You have to exercise some care to ensure that abuse does not occur.  A player who treats his patron faction as an extension of his PC has clearly violated the first axiom of “we’re all in this together”.  He is still trapped in the “spotlight” and “gimme everything that is not nailed down” mindset.  This is a childish way to play, and must be guarded against.  If you and your friends are adults, it shouldn’t be a problem.

Conclusion

These three principles are easy to lay out.  This post is only about 1,500 words.  Putting them into practice involves a million little choices, and the end result of those choices is not always clear.  One thing that is clear, after numerous instances of these principles being implemented, is that they work to create deeper and richer campaign than any you’ve ever played before.

They work for any RPG you care to name.  The precise methods of implementation depend upon a host of factors.  Are you running street level or god-tier?  What genre are you running?  How many factions are present?  How do you track the resources for factions?  How much fog of war do you want?  How much workload can the DM handle?  How much use do you want to make of social media?

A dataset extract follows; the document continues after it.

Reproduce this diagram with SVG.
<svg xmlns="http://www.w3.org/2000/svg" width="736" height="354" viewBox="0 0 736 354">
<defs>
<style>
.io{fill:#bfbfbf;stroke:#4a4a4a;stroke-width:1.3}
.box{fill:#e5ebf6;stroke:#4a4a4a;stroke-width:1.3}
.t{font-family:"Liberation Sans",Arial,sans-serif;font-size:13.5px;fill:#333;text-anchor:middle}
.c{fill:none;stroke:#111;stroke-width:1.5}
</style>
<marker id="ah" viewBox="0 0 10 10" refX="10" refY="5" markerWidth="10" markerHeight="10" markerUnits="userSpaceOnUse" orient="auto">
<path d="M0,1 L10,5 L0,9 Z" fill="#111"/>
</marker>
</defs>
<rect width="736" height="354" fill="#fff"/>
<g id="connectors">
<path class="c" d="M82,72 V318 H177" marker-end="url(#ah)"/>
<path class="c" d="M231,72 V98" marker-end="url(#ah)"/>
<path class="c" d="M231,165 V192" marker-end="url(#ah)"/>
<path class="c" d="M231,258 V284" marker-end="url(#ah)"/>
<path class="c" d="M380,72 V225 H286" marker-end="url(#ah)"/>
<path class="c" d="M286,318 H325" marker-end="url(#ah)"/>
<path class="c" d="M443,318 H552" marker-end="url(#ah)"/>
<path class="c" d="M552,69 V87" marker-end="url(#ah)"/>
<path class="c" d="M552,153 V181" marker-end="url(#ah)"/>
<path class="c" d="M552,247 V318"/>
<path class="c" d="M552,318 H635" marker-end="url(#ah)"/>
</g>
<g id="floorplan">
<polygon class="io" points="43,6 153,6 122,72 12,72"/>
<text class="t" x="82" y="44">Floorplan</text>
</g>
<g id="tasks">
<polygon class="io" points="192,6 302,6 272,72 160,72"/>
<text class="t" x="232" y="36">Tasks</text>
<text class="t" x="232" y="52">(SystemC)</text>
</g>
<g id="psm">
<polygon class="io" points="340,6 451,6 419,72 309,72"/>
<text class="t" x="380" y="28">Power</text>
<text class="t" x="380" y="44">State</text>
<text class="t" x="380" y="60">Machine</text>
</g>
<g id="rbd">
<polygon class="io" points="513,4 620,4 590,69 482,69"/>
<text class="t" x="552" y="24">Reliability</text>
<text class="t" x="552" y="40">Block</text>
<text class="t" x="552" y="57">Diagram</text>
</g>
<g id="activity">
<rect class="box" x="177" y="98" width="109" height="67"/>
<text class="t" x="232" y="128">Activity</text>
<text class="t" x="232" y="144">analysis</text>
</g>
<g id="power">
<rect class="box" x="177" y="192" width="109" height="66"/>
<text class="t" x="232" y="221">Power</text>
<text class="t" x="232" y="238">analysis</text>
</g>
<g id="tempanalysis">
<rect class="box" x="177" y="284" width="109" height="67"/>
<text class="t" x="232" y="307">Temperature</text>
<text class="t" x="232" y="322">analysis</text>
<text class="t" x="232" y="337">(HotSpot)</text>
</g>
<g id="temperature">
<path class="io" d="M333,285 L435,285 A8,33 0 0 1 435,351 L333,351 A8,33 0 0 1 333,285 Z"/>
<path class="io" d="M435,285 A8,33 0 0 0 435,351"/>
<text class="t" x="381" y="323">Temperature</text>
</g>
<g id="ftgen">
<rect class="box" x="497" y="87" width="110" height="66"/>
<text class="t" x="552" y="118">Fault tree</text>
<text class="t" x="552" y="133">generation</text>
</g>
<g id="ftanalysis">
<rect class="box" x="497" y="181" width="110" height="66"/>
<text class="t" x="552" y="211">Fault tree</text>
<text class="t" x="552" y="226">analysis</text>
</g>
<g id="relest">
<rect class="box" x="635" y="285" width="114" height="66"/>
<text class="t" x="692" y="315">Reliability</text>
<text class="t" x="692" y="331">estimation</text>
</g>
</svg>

There are no easy answers to these questions.  They are all related to each other.  They depend on your tastes.  They depend on your dedication to the craft.  They depend on your commitment to elevate your play, and to cooperate with the rest of the lads at the table to engage in a constructive level of competition.

There’s no simple way to explain this.  All I can tell you is that, if you want to elevate your game and you’re willing to give it a shot, you can find a way to make them work for you.

Your game and your implementation will not look exactly like that seen in #BROSR games – which are varied themselves.  Instead, your games will take on a unique character, one that is a reflection of your own tastes.

And you will never want to play the old and ossified style of episodic play again.